Using the received BEV space feature data, an autonomous driving system (the control system of the vehicle 102) may generate a real-time map of surroundings of vehicle 102 and may identify potential obstacles or traffic signals. The generated adaptive BEV grid and space feature data may become the primary source of information for the autonomous driving system (e.g., ADAS system). The autonomous driving system may analyze the adaptive BEV grid to understand the surrounding environment in detail, particularly focusing on details of objects at varying distances. Based on this detailed understanding, the autonomous driving system may make decisions about appropriate actions. Such decisions may include, but are not limited to: warning the driver of potential hazards (e.g., pedestrians crossing the street); providing steering or braking assistance to maintain lane position or avoid collisions; adapting cruise control speed based on surrounding traffic.
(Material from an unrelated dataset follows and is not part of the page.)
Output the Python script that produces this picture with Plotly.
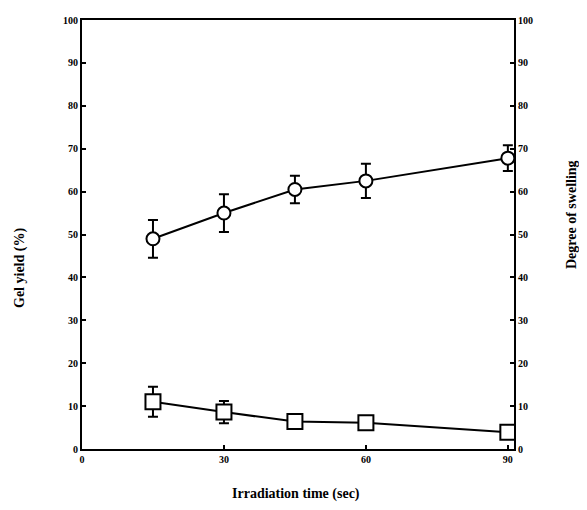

In an aspect, the disclosed techniques may capture detailed information close to the sensors while maintaining a good level of coverage throughout the BEV space.

FIG. 3 illustrates Lift Splat Shoot concept applied to images provided by fisheye and long-range cameras to produce a BEV image, in accordance with the techniques of this disclosure. Lift, Splat, Shoot (LSS) is a concept that may be applied in the field of computer vision, particularly for autonomous vehicles. At lift stage individual images from each camera (fisheye or long-range) may be processed by a CNN, such as feature extractor 217. The lift stage may extract features like shapes, edges, and potential objects within the image. The extracted features from image of each camera may then be “projected” onto a virtual 3D space, often represented as a bird's-eye view (BEV) of the surroundings (splat stage). The aforementioned splat stage is similar to splattering paint onto a canvas. The corresponding 3D spaces (virtual 3D space 302 generated based on the images provided by long range cameras and virtual 3D space 304 generated based on the images provide by fisheye cameras) may capture the overall scene information from all cameras. The BEV representation(s) may then be used for various tasks at shooting stage. In the context of autonomous vehicles, “shooting” may involve, but is not limited to: segmentation and motion planning. Segmentation may include classifying different elements in the BEV like lanes, drivable areas, and obstacles. ADAS may use the BEV information, such as BEV grid 408 shown in FIGS. 4 and 5, for example, to plan safe trajectories for the vehicle 102 to navigate the environment. Wide field of view of fisheye cameras may allow the perception system 204 of ADAS to capture a larger portion of the surroundings in the “lift” stage. Fisheye camera images may provide a more comprehensive picture for tasks like obstacle detection in blind spots. Long range cameras may capture details further away. In the “lift” stage, the feature extractor 217 may extract features from distant objects, allowing the BEV to have a better understanding of the overall layout of the environment.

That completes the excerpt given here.